Bisnis.com, JAKARTA- PT Sri Rejeki Isman Tbk (SRIL) mewanti-wanti pemerintah untuk menerapkan kebijakan yang tak sekadar menghidupkan perdagangan di pasar domestik, tetapi juga keberlangsungan industri dalam negeri.
Direktur Keuangan SRIL Welly Salam membandingkan kondisi dan kebijakan perlindungan industri yang diterapkan Amerika Serikat terhadap produk-produk impor asal China.
"Kita juga harus berkaca di negara kita, kita harus fokus juga kepada industri karena kalau kebijakan-kebijakan tidak mendukung ini akan sulit untuk mempertahankan industri ya," kata Welly dalam Public Expose, Selasa (25/6/2024).
Dalam hal ini, Welly menyoroti fenomena penutupan usaha di Amerika Serikat ketika negara tersebut dibanjiri produk impor dan fokus pada aktivitas perdagangan.
Pada 2020, dia menyebut banyak perusahaan trading atau perdagangan di Amerika Serikat, sedangkan terdapat 500.000 perusahaan industri mengalami kepailitan
"Banyak perusahaan-perusahaan itu sangat besar sekali mengalami kepailitan di sana, itu sekitar hampir mencapai 500.000 karena mereka hanya melakukan kegiatan-kegiatan trading," jelasnya.
Baca Juga
Namun, dia melihat AS mulai menyadari ketergantungan dengan produk China dan negara lain maka dampaknya tidak baik bagi negara tersebut. Banjirnya barang impor juga membuat AS tidak memiliki produk-produk khusus.

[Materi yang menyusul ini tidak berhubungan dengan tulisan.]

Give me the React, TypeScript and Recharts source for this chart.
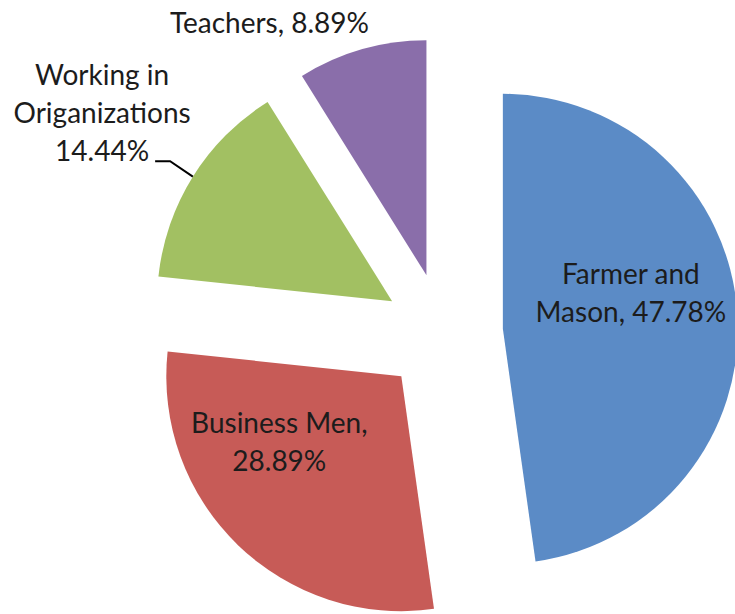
import { PieChart, Pie, Cell } from 'recharts';

const categories = ['Farmer and Mason', 'Business Men', 'Working in Organizations', 'Teachers'];
const shares = [47.78, 28.89, 14.44, 8.89];
const labelLines = [
  ['Farmer and', 'Mason, 47.78%'],
  ['Business Men,', '28.89%'],
  ['Working in', 'Origanizations', '14.44%'],
  ['Teachers, 8.89%'],
];
const colors = ['#5B8BC6', '#C75B57', '#A2C062', '#8A6EAA'];

const data = categories.map((name, i) => ({ name, value: shares[i] }));

const W = 735;
const H = 614;
const CX = 443;
const CY = 333;
const R = 235;
const EXPLODE = 60;
const RAD = Math.PI / 180;

// mid angle of each slice, recharts convention (start at 12 o'clock, clockwise)
const total = shares.reduce((a, b) => a + b, 0);
const midAngles = shares.map((v, i) => {
  const before = shares.slice(0, i).reduce((a, b) => a + b, 0);
  return 90 - ((before + v / 2) / total) * 360;
});

// label placement relative to each slice's own centre
const labelOffset = [
  { dx: 128, dy: -45 },
  { dx: -122, dy: 57 },
  { dx: -290, dy: -216 },
  { dx: -157, dy: -242 },
];
const LINE_H = 38;

const makeLabel = (slice: number) => (props: any) => {
  if (props.index !== slice) return null;
  const { cx, cy, outerRadius, midAngle } = props;
  const off = labelOffset[slice];
  const lines = labelLines[slice];
  const x = cx + off.dx;
  const y = cy + off.dy;
  let leader = null;
  if (slice === 2) {
    const ex = cx + outerRadius * Math.cos(-midAngle * RAD);
    const ey = cy + outerRadius * Math.sin(-midAngle * RAD);
    const ly = y + LINE_H * 2;
    leader = (
      <polyline
        points={`${x + 53},${ly} ${x + 68},${ly} ${ex},${ey}`}
        fill="none"
        stroke="#000"
        strokeWidth={2}
      />
    );
  }
  return (
    <g>
      {leader}
      <text
        x={x}
        y={y}
        textAnchor="middle"
        fill="#1c1c1c"
        fontFamily="Lato, 'Open Sans', sans-serif"
        fontSize={28}
      >
        {lines.map((t, k) => (
          <tspan key={k} x={x} y={y + k * LINE_H}>
            {t}
          </tspan>
        ))}
      </text>
    </g>
  );
};

export default function App() {
  return (
    <div style={{ position: 'absolute', left: 0, top: 0, background: '#fff' }}>
      <PieChart width={W} height={H} margin={{ top: 0, right: 0, bottom: 0, left: 0 }}>
        {midAngles.map((m, s) => (
          <Pie
            key={s}
            data={data}
            dataKey="value"
            nameKey="name"
            cx={CX + EXPLODE * Math.cos(m * RAD)}
            cy={CY - EXPLODE * Math.sin(m * RAD)}
            outerRadius={R}
            startAngle={90}
            endAngle={-270}
            stroke="none"
            isAnimationActive={false}
            labelLine={false}
            label={makeLabel(s)}
          >
            {data.map((_, i) => (
              <Cell key={i} fill={i === s ? colors[i] : 'none'} />
            ))}
          </Pie>
        ))}
      </PieChart>
    </div>
  );
}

"Kalau sudah industrinya sudah berkurang menjadi sedikit atau tidak ada itu bisa membuat negara kita sangat tergantung kepada produk-produk impor," ujarnya.
Adapun, baru-baru ini SRIL melakukan pemangkasan karyawan untuk memperbaiki kinerja keuangan yang terbebani imbas turunnya pesanan. Pada awal tahun ini, Sritex PHK 3.000 karyawan atau 23% dari tahun lalu.
"Apakah PHK akan dilanjutkan lagi? Ya ini tergantung kepada kebijakan-kebijakan pemerintah yang tentunya saat ini kita juga sedang ditunggu tidak hanya dari Sritex, tetapi juga dari Asosiasi Pertekstilan Indonesia [API]," pungkasnya.